AIM :: Omit any picture, and return the remaining data exactly as written.

DATA BLOCK ::
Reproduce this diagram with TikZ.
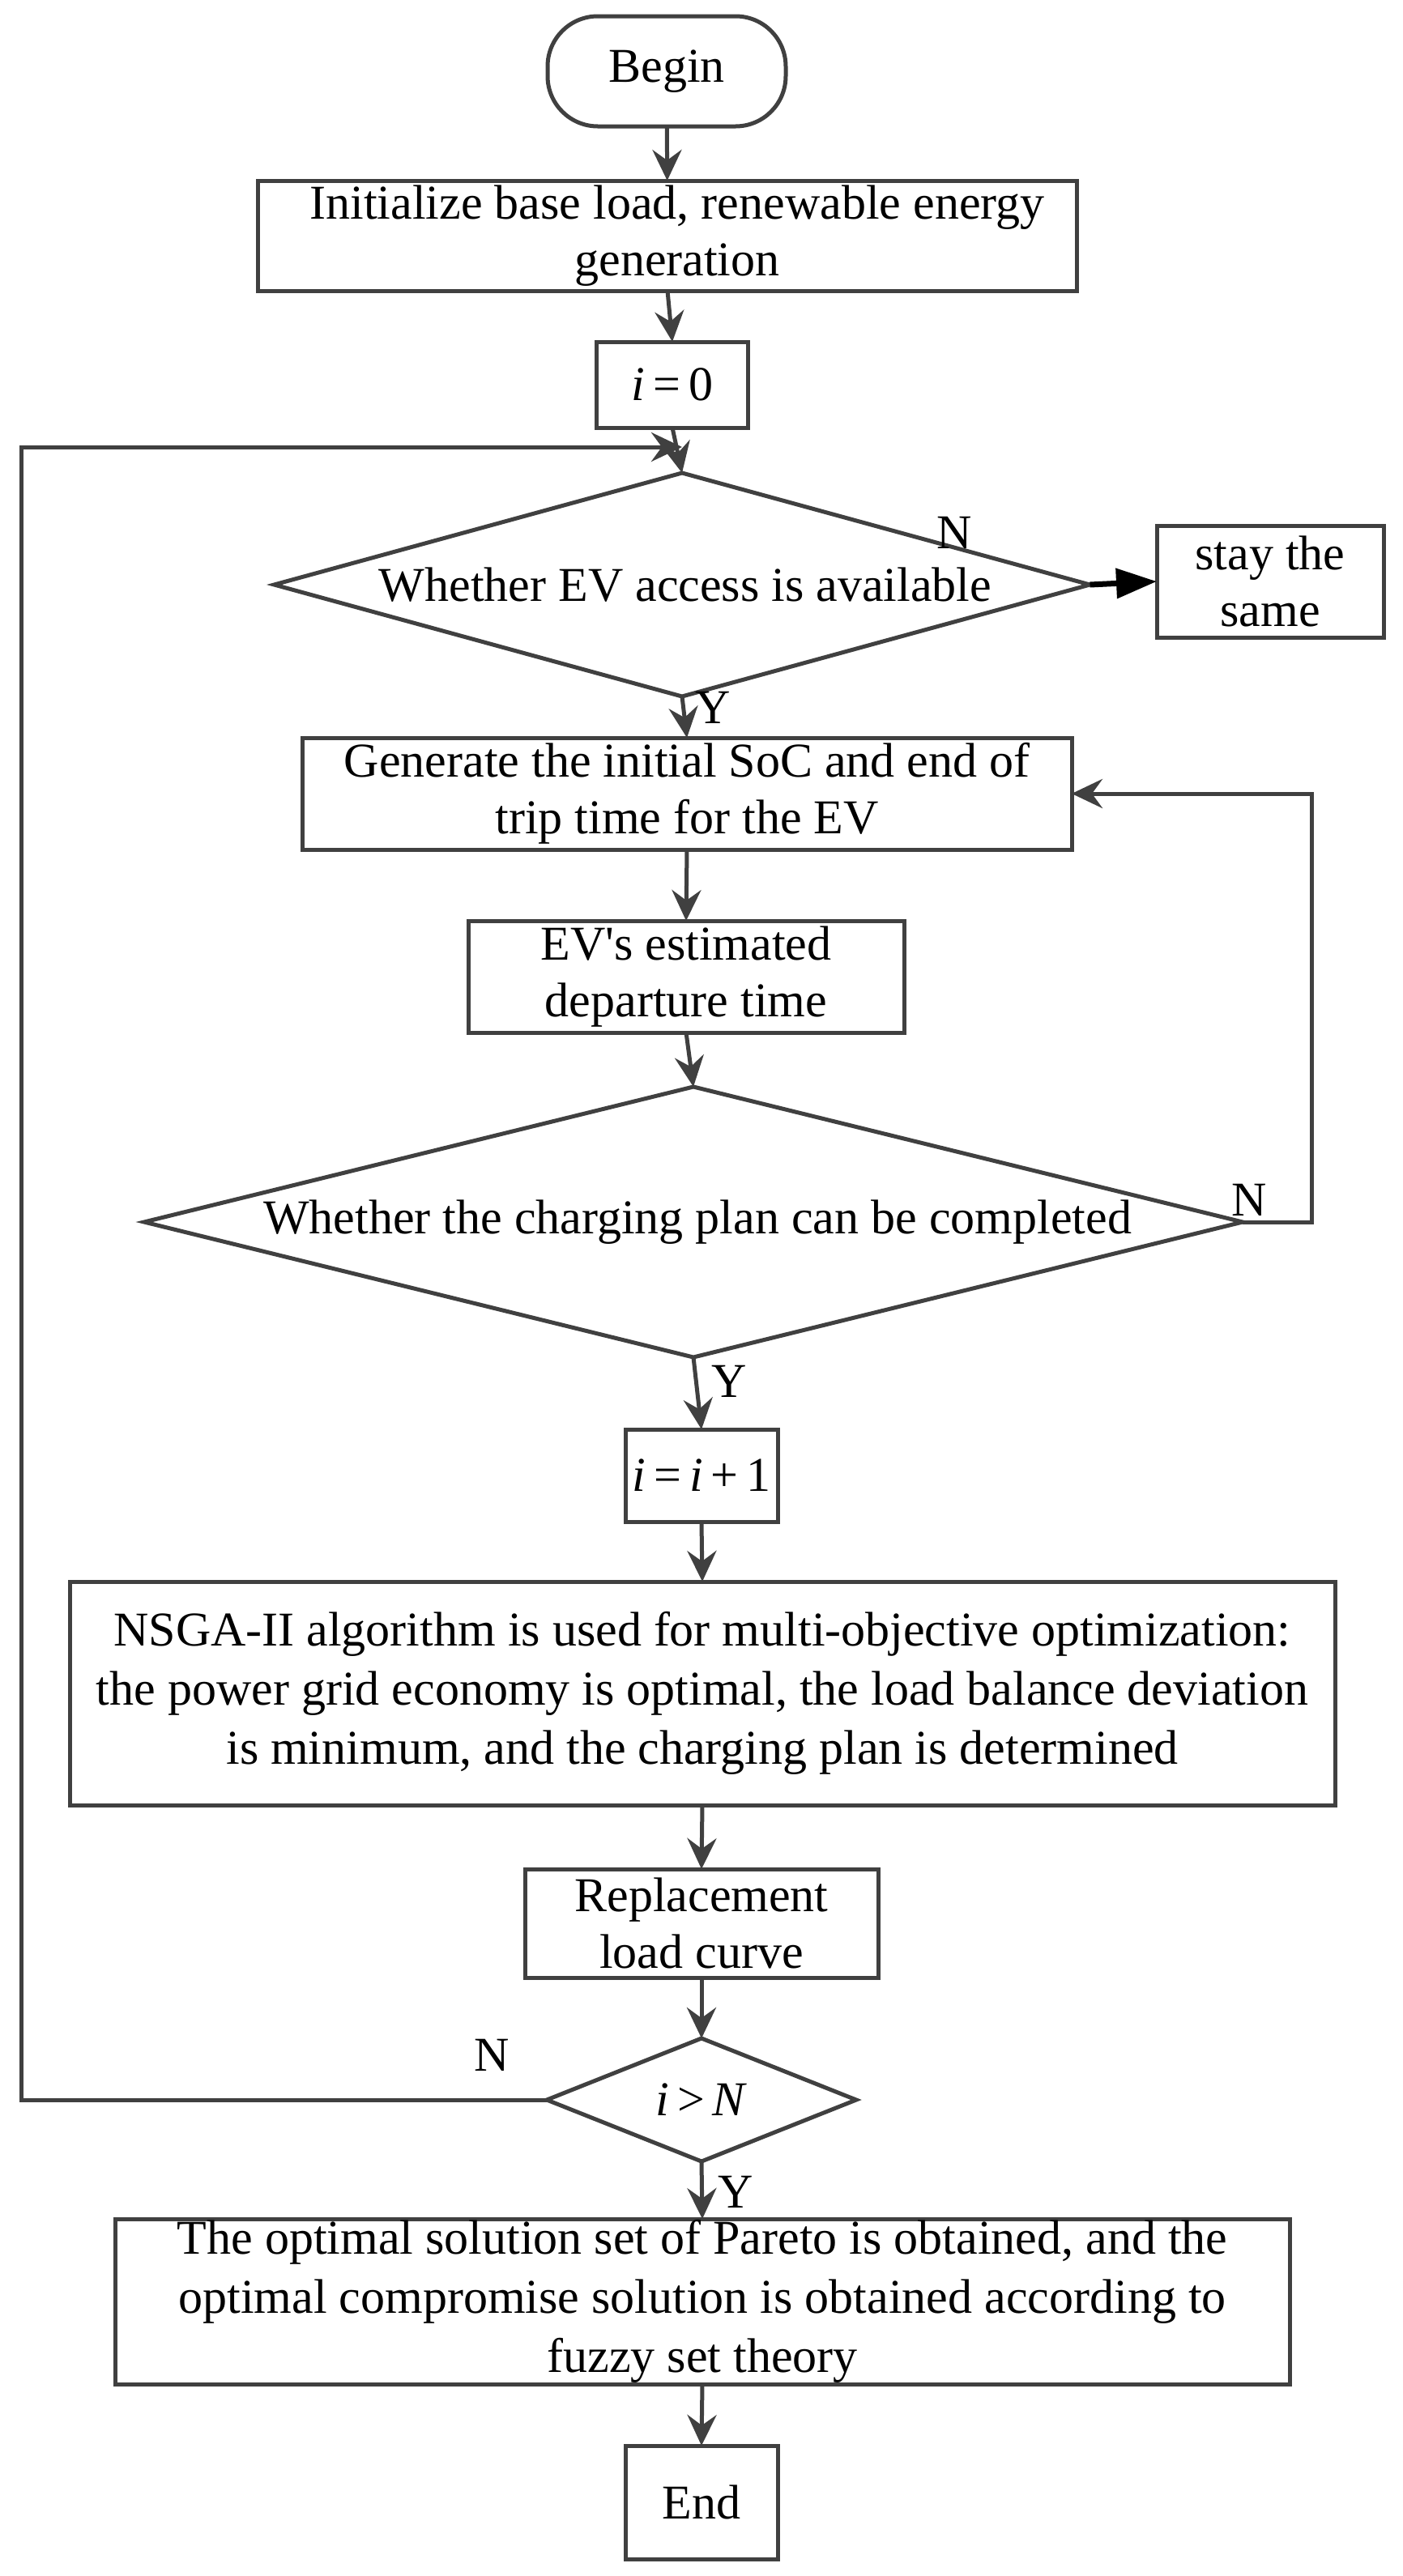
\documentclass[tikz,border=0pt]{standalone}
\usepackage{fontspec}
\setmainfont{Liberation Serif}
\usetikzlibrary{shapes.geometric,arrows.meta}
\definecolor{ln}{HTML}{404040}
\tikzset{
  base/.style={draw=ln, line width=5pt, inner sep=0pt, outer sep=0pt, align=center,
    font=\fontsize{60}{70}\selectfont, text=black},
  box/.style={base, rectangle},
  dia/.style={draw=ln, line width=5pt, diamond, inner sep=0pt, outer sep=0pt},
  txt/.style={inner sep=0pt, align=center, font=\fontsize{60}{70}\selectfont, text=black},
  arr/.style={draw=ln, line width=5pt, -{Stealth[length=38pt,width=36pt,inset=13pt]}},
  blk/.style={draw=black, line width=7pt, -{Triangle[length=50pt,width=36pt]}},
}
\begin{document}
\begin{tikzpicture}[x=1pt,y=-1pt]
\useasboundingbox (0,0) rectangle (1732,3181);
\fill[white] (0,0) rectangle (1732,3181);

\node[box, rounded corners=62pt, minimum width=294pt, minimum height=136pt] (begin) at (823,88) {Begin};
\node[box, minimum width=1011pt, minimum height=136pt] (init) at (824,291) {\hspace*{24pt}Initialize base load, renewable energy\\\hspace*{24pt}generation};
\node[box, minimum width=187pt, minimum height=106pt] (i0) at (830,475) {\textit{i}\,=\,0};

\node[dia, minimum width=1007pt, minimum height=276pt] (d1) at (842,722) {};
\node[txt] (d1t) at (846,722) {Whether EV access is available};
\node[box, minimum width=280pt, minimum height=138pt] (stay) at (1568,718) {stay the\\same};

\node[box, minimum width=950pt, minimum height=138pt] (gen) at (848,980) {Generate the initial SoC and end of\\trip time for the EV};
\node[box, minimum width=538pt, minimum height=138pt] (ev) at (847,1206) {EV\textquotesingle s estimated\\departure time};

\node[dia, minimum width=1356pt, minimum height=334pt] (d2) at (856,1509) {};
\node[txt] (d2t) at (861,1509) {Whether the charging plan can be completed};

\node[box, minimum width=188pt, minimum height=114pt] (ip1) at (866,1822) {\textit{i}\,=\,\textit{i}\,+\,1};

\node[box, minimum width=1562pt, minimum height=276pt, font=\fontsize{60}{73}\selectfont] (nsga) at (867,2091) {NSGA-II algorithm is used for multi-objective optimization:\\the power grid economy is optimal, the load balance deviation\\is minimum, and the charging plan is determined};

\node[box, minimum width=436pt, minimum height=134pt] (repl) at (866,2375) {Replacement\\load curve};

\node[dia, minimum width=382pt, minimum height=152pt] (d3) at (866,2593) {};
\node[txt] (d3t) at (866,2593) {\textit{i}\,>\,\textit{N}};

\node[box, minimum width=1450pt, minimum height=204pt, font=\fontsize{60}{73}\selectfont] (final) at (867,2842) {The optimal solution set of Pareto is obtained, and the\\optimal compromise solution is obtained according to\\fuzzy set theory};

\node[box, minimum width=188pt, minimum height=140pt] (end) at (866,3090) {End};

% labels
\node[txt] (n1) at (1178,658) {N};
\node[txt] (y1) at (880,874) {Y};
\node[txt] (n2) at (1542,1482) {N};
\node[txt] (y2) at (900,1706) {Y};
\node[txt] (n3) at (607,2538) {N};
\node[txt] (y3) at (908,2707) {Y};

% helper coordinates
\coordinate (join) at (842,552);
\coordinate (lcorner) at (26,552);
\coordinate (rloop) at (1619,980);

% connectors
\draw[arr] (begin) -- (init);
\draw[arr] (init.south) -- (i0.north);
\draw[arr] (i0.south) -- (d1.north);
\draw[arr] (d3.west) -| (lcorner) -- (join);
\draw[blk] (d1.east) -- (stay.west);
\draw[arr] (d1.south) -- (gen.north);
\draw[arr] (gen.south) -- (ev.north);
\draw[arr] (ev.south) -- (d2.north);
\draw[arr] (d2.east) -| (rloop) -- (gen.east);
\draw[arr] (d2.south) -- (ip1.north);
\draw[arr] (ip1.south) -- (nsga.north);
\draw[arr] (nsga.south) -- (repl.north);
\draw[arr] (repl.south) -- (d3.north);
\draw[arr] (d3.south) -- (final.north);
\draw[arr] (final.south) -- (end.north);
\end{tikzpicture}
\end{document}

TASK OUTPUT ::
Reproduce this diagram with TikZ.
\documentclass[tikz,border=0pt]{standalone}
\usepackage{fontspec}
\setmainfont{Liberation Serif}
\usetikzlibrary{shapes.geometric,arrows.meta}
\definecolor{ln}{HTML}{404040}
\tikzset{
  base/.style={draw=ln, line width=5pt, inner sep=0pt, outer sep=0pt, align=center,
    font=\fontsize{60}{70}\selectfont, text=black},
  box/.style={base, rectangle},
  dia/.style={draw=ln, line width=5pt, diamond, inner sep=0pt, outer sep=0pt},
  txt/.style={inner sep=0pt, align=center, font=\fontsize{60}{70}\selectfont, text=black},
  arr/.style={draw=ln, line width=5pt, -{Stealth[length=38pt,width=36pt,inset=13pt]}},
  blk/.style={draw=black, line width=7pt, -{Triangle[length=50pt,width=36pt]}},
}
\begin{document}
\begin{tikzpicture}[x=1pt,y=-1pt]
\useasboundingbox (0,0) rectangle (1732,3181);
\fill[white] (0,0) rectangle (1732,3181);

\node[box, rounded corners=62pt, minimum width=294pt, minimum height=136pt] (begin) at (823,88) {Begin};
\node[box, minimum width=1011pt, minimum height=136pt] (init) at (824,291) {\hspace*{24pt}Initialize base load, renewable energy\\\hspace*{24pt}generation};
\node[box, minimum width=187pt, minimum height=106pt] (i0) at (830,475) {\textit{i}\,=\,0};

\node[dia, minimum width=1007pt, minimum height=276pt] (d1) at (842,722) {};
\node[txt] (d1t) at (846,722) {Whether EV access is available};
\node[box, minimum width=280pt, minimum height=138pt] (stay) at (1568,718) {stay the\\same};

\node[box, minimum width=950pt, minimum height=138pt] (gen) at (848,980) {Generate the initial SoC and end of\\trip time for the EV};
\node[box, minimum width=538pt, minimum height=138pt] (ev) at (847,1206) {EV\textquotesingle s estimated\\departure time};

\node[dia, minimum width=1356pt, minimum height=334pt] (d2) at (856,1509) {};
\node[txt] (d2t) at (861,1509) {Whether the charging plan can be completed};

\node[box, minimum width=188pt, minimum height=114pt] (ip1) at (866,1822) {\textit{i}\,=\,\textit{i}\,+\,1};

\node[box, minimum width=1562pt, minimum height=276pt, font=\fontsize{60}{73}\selectfont] (nsga) at (867,2091) {NSGA-II algorithm is used for multi-objective optimization:\\the power grid economy is optimal, the load balance deviation\\is minimum, and the charging plan is determined};

\node[box, minimum width=436pt, minimum height=134pt] (repl) at (866,2375) {Replacement\\load curve};

\node[dia, minimum width=382pt, minimum height=152pt] (d3) at (866,2593) {};
\node[txt] (d3t) at (866,2593) {\textit{i}\,>\,\textit{N}};

\node[box, minimum width=1450pt, minimum height=204pt, font=\fontsize{60}{73}\selectfont] (final) at (867,2842) {The optimal solution set of Pareto is obtained, and the\\optimal compromise solution is obtained according to\\fuzzy set theory};

\node[box, minimum width=188pt, minimum height=140pt] (end) at (866,3090) {End};

% labels
\node[txt] (n1) at (1178,658) {N};
\node[txt] (y1) at (880,874) {Y};
\node[txt] (n2) at (1542,1482) {N};
\node[txt] (y2) at (900,1706) {Y};
\node[txt] (n3) at (607,2538) {N};
\node[txt] (y3) at (908,2707) {Y};

% helper coordinates
\coordinate (join) at (842,552);
\coordinate (lcorner) at (26,552);
\coordinate (rloop) at (1619,980);

% connectors
\draw[arr] (begin) -- (init);
\draw[arr] (init.south) -- (i0.north);
\draw[arr] (i0.south) -- (d1.north);
\draw[arr] (d3.west) -| (lcorner) -- (join);
\draw[blk] (d1.east) -- (stay.west);
\draw[arr] (d1.south) -- (gen.north);
\draw[arr] (gen.south) -- (ev.north);
\draw[arr] (ev.south) -- (d2.north);
\draw[arr] (d2.east) -| (rloop) -- (gen.east);
\draw[arr] (d2.south) -- (ip1.north);
\draw[arr] (ip1.south) -- (nsga.north);
\draw[arr] (nsga.south) -- (repl.north);
\draw[arr] (repl.south) -- (d3.north);
\draw[arr] (d3.south) -- (final.north);
\draw[arr] (final.south) -- (end.north);
\end{tikzpicture}
\end{document}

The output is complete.